I don't believe in owning bonds in taxable accounts but I doooooo like the idea of tax free bonds in taxable accounts.

I'm not sure what to do. Does it make sense to buy some munis or does it make more sense at my age and risk appetite to just plow the 3k minimum into an existing index fund?

Historical returns have been very acceptable to me (not, you know, that they are indicative of anything) but I don't know if they are tax adjusted.

When do you plan on retiring?

Can you explain? I don't understand.

In taxable, you are required to report your capital gains/losses on your tax forms when you sell. If you automatically invest the bond fund's dividends, you will create a tax lot (i.e. new purchase date) for that fund. Since a muni bond fund gives you 12 dividends a year (dividend at the end of each month), you will have 12 tax lots in one tax year.

In one potential scenario, if you were to sell part of the fund, you may encounter a wash sale once you hit a dividend date since you repurchased the fund within 30 days of the sale.

I suppose if you were to go into a muni bond with a purchase and then sell the entire fund later mindset, you won't encounter that although your fund would be divided short and long term gains/losses.
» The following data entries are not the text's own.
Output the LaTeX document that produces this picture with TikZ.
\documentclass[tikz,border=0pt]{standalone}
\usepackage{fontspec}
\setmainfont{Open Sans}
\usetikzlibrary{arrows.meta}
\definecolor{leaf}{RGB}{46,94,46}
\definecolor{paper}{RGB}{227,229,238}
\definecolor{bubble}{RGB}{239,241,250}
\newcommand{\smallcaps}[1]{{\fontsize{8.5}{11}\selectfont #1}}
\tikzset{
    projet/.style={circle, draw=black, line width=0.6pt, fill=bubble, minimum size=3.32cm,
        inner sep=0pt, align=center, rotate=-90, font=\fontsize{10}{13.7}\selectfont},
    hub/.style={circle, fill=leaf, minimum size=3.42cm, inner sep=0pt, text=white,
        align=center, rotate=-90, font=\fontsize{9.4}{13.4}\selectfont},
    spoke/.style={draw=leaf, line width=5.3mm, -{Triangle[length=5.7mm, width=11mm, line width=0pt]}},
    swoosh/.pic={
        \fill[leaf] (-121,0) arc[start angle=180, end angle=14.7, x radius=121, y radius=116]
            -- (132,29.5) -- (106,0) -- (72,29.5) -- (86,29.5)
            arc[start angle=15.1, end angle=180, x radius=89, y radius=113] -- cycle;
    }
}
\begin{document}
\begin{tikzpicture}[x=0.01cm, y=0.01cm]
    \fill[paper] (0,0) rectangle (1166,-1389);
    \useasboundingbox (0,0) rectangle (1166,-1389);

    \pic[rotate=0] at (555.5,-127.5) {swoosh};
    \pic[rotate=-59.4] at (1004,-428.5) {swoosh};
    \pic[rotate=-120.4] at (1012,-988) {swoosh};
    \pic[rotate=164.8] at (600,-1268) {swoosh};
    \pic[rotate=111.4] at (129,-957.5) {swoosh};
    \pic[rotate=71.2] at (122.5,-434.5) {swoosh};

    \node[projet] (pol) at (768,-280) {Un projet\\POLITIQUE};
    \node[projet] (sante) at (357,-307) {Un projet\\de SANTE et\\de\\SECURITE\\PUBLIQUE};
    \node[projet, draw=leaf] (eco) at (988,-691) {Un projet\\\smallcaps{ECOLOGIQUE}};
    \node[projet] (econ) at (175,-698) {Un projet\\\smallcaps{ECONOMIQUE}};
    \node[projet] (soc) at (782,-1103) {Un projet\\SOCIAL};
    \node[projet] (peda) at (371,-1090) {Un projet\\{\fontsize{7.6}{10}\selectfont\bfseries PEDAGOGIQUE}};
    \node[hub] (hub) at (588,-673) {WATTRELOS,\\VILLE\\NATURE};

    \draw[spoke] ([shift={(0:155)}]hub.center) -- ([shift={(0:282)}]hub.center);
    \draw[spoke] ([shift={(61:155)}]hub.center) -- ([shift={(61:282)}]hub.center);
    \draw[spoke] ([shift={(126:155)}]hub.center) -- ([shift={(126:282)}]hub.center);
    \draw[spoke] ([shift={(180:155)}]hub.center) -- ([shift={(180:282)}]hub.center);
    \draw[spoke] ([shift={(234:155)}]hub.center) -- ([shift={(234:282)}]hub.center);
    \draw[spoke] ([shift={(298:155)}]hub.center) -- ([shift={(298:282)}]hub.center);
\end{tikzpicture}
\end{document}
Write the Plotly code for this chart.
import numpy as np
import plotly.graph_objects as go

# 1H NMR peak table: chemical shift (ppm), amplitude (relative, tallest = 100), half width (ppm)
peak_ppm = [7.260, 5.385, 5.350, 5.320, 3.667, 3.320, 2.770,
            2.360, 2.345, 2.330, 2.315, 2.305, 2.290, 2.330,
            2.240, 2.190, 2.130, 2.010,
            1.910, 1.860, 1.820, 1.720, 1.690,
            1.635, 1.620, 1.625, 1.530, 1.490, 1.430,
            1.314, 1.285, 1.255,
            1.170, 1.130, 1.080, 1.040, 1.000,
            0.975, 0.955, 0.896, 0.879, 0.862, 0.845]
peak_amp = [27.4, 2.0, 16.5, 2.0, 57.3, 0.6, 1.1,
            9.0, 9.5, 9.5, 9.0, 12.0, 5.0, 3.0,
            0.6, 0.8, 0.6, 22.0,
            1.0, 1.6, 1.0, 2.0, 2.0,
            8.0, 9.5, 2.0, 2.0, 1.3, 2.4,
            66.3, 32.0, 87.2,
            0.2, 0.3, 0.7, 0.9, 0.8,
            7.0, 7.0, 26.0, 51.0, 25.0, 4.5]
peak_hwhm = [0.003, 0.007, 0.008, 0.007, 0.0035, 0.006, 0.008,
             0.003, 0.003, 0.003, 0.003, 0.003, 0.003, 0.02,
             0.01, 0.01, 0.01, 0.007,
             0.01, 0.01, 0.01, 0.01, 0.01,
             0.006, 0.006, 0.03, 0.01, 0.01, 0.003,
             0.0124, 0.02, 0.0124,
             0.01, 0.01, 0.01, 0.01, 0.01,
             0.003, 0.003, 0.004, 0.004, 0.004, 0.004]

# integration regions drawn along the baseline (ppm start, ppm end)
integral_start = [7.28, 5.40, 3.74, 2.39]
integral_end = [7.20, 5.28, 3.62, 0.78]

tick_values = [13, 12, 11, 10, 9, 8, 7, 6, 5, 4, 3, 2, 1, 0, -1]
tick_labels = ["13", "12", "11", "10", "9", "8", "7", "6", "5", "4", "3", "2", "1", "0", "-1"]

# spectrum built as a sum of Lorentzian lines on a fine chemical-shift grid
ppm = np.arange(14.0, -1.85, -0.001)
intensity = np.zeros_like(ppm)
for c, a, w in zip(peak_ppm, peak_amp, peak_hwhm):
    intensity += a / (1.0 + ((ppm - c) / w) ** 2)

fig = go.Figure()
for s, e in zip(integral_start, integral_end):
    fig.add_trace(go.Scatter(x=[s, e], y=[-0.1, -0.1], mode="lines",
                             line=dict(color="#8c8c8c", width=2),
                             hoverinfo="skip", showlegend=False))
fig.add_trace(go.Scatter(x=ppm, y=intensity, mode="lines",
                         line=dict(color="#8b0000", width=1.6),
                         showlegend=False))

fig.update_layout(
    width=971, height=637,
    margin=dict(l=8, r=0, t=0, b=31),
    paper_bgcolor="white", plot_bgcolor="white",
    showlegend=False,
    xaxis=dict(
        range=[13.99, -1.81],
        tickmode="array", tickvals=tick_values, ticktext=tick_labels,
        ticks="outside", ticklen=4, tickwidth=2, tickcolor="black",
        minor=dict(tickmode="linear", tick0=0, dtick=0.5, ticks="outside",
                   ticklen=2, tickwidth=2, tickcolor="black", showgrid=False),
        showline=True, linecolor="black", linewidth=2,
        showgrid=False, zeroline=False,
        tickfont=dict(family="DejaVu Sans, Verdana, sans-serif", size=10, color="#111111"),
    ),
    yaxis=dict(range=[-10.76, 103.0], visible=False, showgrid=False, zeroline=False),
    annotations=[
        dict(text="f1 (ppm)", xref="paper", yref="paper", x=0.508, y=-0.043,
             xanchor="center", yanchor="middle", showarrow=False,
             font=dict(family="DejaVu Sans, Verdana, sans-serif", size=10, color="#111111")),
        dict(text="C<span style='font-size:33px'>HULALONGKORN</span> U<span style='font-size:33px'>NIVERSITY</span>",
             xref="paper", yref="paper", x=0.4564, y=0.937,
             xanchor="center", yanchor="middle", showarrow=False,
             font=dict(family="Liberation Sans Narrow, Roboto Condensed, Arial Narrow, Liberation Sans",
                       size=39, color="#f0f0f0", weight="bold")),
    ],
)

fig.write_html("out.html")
If you just bought the bond fund once and transferred its dividends to somewhere else, then you wouldn't have to worry about this scenario. You get to choose when to rebuy.
 

Y2Kev

TLG Fan Caretaker Est. 2009
When do you plan on retiring?

I would say 40 years from now will take me to typical retirement age. I would love to retire in 35 if possible.

I don't want to disclose my exact salary but suffice it so say I am ineligible to use a Roth IRA unless I backdoor into it...so unfortunately I'm in one of the higher tax brackets. Tax issues are one reason why I would like to consider the munis. I'm getting to the point now where I have not insignificant investment income that I have to pay taxes on at the end of the year and I actually don't have the income sitting around to pay tax on reinvested money I never actually see.

In taxable, you are required to report your capital gains/losses on your tax forms when you sell. If you automatically invest the bonds dividends, you will create a tax lot (i.e. new purchase date) for that fund. Since a muni bond fund gives you 12 dividends (dividend at the end of each month), you will have 12 tax lots in one year.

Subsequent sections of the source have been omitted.